While the union movement is divided over the Andrews government’s vaccine mandate in the construction industry and its decision to shut the industry down for widespread non-compliance with public health orders, it’s unanimous in its condemnation of this week’s violent protests in Melbourne directed at the CFMMEU, the Andrews government and pretty much anyone else nearby.

The ACTU supports the mandate and the shutdown, while the CFMMEU opposes the mandate and insists much of vaccine hesitancy among construction workers is due to confusion over AstraZeneca and the lack of a vaccination information campaign from the government (at least the union put its money where its mouth is and funded its own media campaign).

The divisions among unions, however, have their parallel in a much starker division between elements of the Coalition. Liberal MP Fiona Martin — who is actually from Sydney, not Melbourne — condemned the violent protests as “Lawless unions. Wrecking the vaccine rollout” — accompanied, inconveniently, by a photo of CFMMEU officials being attacked by rioters.

The Australian Financial Review today tried to get around that inconvenience by arguing that CFMMEU officials being attacked was simply payback for its tactics and violence. If this wasn’t union thuggery, it must be the result of union thuggery. Either way, it was the traditional business narrative of lawless unions.

But it was a very different message from elsewhere in the Coalition, where the rioters were cheered on. George Christensen supports the rioters so strongly he has called for police to be arrested — prompting fury from his Nationals colleagues. So much so that former deputy prime minister Michael McCormack criticised new Nats leader Barnaby Joyce for not pulling the Queensland MP into line.

No lawless unions or CFMMEU blowback for Christensen — just brave freedom fighters. But Christensen is an outlier, surely — an extremist even among his own crowd?

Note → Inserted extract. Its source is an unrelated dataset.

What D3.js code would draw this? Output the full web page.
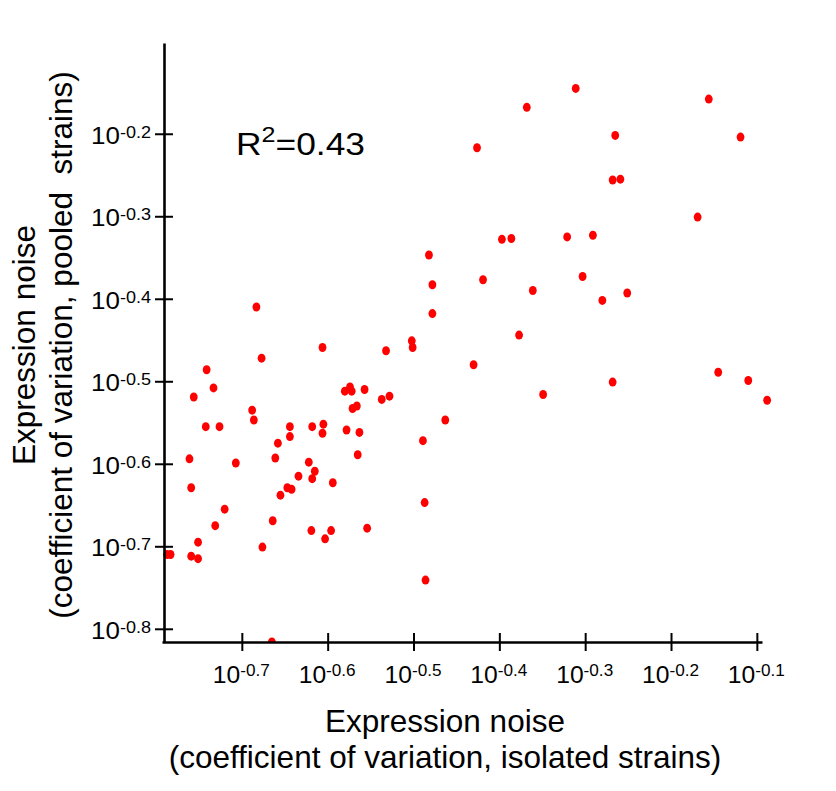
<!DOCTYPE html>
<html>
<head>
<meta charset="utf-8">
<script src="https://cdn.jsdelivr.net/npm/d3@7"></script>
<style>
  html, body { margin: 0; padding: 0; background: #fff; }
  svg text { font-family: "Liberation Sans", Arial, sans-serif; fill: #000; }
</style>
</head>
<body>
<svg id="chart" width="836" height="791"></svg>
<script>
// tick exponents (labels are 10^e)
const xTicks = [-0.7, -0.6, -0.5, -0.4, -0.3, -0.2, -0.1];
const yTicks = [-0.2, -0.3, -0.4, -0.5, -0.6, -0.7, -0.8];

// log10 of the coefficient of variation
const logIsolated = [
  -0.683, -0.677, -0.606, -0.532, -0.741, -0.733, -0.756, -0.688, -0.686, -0.742,
  -0.726, -0.644, -0.644, -0.658, -0.618, -0.605, -0.606, -0.580, -0.574, -0.572,
  -0.557, -0.537, -0.528, -0.571, -0.566, -0.578, -0.563, -0.565, -0.761, -0.707,
  -0.661, -0.622, -0.615, -0.618, -0.634, -0.647, -0.642, -0.655, -0.594, -0.759,
  -0.720, -0.731, -0.664, -0.619, -0.596, -0.603, -0.554, -0.751, -0.676, -0.787,
  -0.783, -0.759, -0.751, -0.665,
  -0.311, -0.156, -0.368, -0.265, -0.119, -0.426, -0.268, -0.259, -0.169, -0.397,
  -0.386, -0.321, -0.291, -0.482, -0.478, -0.419, -0.303, -0.361, -0.280, -0.251,
  -0.478, -0.377, -0.502, -0.501, -0.430, -0.145, -0.110, -0.268, -0.349, -0.088,
  -0.463, -0.489, -0.487, -0.486
];
const logPooled = [
  -0.410, -0.472, -0.459, -0.463, -0.486, -0.508, -0.519, -0.535, -0.547, -0.555,
  -0.555, -0.555, -0.567, -0.575, -0.555, -0.552, -0.563, -0.512, -0.507, -0.512,
  -0.510, -0.522, -0.518, -0.533, -0.530, -0.559, -0.562, -0.589, -0.594, -0.599,
  -0.593, -0.598, -0.609, -0.618, -0.615, -0.629, -0.631, -0.638, -0.623, -0.629,
  -0.655, -0.675, -0.669, -0.681, -0.681, -0.691, -0.678, -0.695, -0.701, -0.710,
  -0.710, -0.712, -0.715, -0.816,
  -0.145, -0.158, -0.168, -0.202, -0.204, -0.217, -0.256, -0.255, -0.301, -0.328,
  -0.327, -0.325, -0.323, -0.347, -0.383, -0.377, -0.373, -0.390, -0.402, -0.393,
  -0.418, -0.444, -0.451, -0.459, -0.480, -0.489, -0.499, -0.501, -0.516, -0.523,
  -0.547, -0.572, -0.647, -0.741
];

const rSquared = "0.43";

const svg = d3.select("#chart");
const pow10 = e => Math.pow(10, e);
const expLabel = d => Math.log10(d).toFixed(1); // plain hyphen, like the original

const x = d3.scaleLog().domain([pow10(-0.793), pow10(-0.094)]).range([162, 762]);
const y = d3.scaleLog().domain([pow10(-0.816), pow10(-0.090)]).range([642, 43]);

svg.append("defs").append("clipPath").attr("id", "plot-clip")
  .append("rect").attr("x", 0).attr("y", 0).attr("width", 836).attr("height", 642);

// points
svg.append("g").attr("clip-path", "url(#plot-clip)")
  .selectAll("ellipse")
  .data(logIsolated.map((v, i) => ({ xv: pow10(v), yv: pow10(logPooled[i]) })))
  .enter().append("ellipse")
  .attr("cx", d => x(d.xv))
  .attr("cy", d => y(d.yv))
  .attr("rx", 3.9)
  .attr("ry", 4.5)
  .attr("fill", "#ff0000");

// y axis
const yAxis = svg.append("g").attr("transform", "translate(164,0)")
  .call(d3.axisLeft(y).tickValues(yTicks.map(pow10)).tickSize(9).tickSizeOuter(0).tickFormat(""));
yAxis.select(".domain").attr("stroke-width", 2.6);
yAxis.selectAll(".tick line").attr("x1", 9).attr("stroke-width", 2);
yAxis.selectAll(".tick text").remove();
yAxis.selectAll(".tick").append("text")
  .attr("x", -13).attr("y", 9.3)
  .attr("text-anchor", "end")
  .attr("textLength", 60).attr("lengthAdjust", "spacingAndGlyphs")
  .style("font-size", "23px")
  .each(function(d) {
    const t = d3.select(this);
    t.append("tspan").text("10");
    t.append("tspan").attr("dy", -6).style("font-size", "16px").text(expLabel(d));
  });

// x axis
const xAxis = svg.append("g").attr("transform", "translate(0,642)")
  .call(d3.axisBottom(x).tickValues(xTicks.map(pow10)).tickSize(9).tickSizeOuter(0).tickFormat(""));
xAxis.select(".domain").attr("stroke-width", 2.6);
xAxis.selectAll(".tick line").attr("y1", -9).attr("stroke-width", 2);
xAxis.selectAll(".tick text").remove();
xAxis.selectAll(".tick").append("text")
  .attr("x", -1).attr("y", 41)
  .attr("text-anchor", "middle")
  .attr("textLength", 57).attr("lengthAdjust", "spacingAndGlyphs")
  .style("font-size", "23px")
  .each(function(d) {
    const t = d3.select(this);
    t.append("tspan").text("10");
    t.append("tspan").attr("dy", -7).style("font-size", "16px").text(expLabel(d));
  });

// R^2 annotation
const r2 = svg.append("text").attr("x", 236).attr("y", 155)
  .attr("textLength", 129).attr("lengthAdjust", "spacingAndGlyphs")
  .style("font-size", "31px");
r2.append("tspan").text("R");
r2.append("tspan").attr("dy", -13).style("font-size", "22px").text("2");
r2.append("tspan").attr("dy", 13).text("=" + rSquared);

// axis titles
const xTitle = svg.append("text").attr("text-anchor", "middle").style("font-size", "31.5px");
xTitle.append("tspan").attr("x", 445).attr("y", 731.5).text("Expression noise");
xTitle.append("tspan").attr("x", 445).attr("y", 768).text("(coefficient of variation, isolated strains)");

const yTitle = svg.append("text").attr("text-anchor", "middle")
  .attr("transform", "translate(0,345) rotate(-90)")
  .style("font-size", "31.5px")
  .style("white-space", "pre");
yTitle.append("tspan").attr("x", 0).attr("y", 35).text("Expression noise");
yTitle.append("tspan").attr("x", 0).attr("y", 72).text("(coefficient of variation, pooled  strains)");
</script>
</body>
</html>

Cue Victorian Liberal Alan Tudge — he of robodebt, an affair with his staffer and, most famously carpark rorts — to cry freedom. “I do not recognise our city or state anymore. The normal democratic checks and balances are gone. Basic freedoms are denied. The community is fracturing… It is not right and cannot go on.”

Tudge’s message was more in tune with the feckless “Dictator Dan” line of the Victorian opposition, which has embraced conspiracy theories and extremist rhetoric in an effort to undermine lockdowns throughout 2020 and 2021, rather than successfully focusing on Andrews’ colossal quarantine failures in 2020.

As Cam Wilson has shown here at Crikey, Christensen has watched the way far-right political figures have exploited communities online in the United States to build support, and sought to ape their business model, albeit so far with less success. Christensen has followed the path of numerous extremist figures in the US in attacking lockdowns, mask mandates and vaccination and promoting unproved COVID cures.

The bigger story in the US is the extent to which that manipulation and embrace of extremist, violent politics has shifted from fringe elements of the Republican Party to now dominate that party, which even after Trump’s defeat is slowly but surely purging itself of non-extremists, let alone whatever few remaining moderates might be left.

The lesson from the GOP appears to be that if you let the extremist infection into your own ranks, it can end up dominating you.

Is the same thing starting to happen to the Liberals? Far from Craig Kelly and Christensen representing a kind of fading populism, are they just the start?

The likes of Martin and the Berejiklian government in New South Wales represent a more traditional Liberal Party — pro-business donor, anti-union, pro-investment — which, on issues like a vaccine mandate, are directly at odds with the extremists, but which might find their populism handy if it delivers traditional goals like deregulation.

That was the devil’s deal that American business made with Trump — let him ride populism to victory so he could deliver their agenda of deregulation and tax cuts. As the GOP becomes ever more extreme and loses elections, it doesn’t look like such a great bargain.

The Liberal Party is a different beast with a different structure and, compared with the Republican Party, its grassroots have less power. But the LNP, where the grassroots have more say, might prove a vector for infection that will last longer than COVID.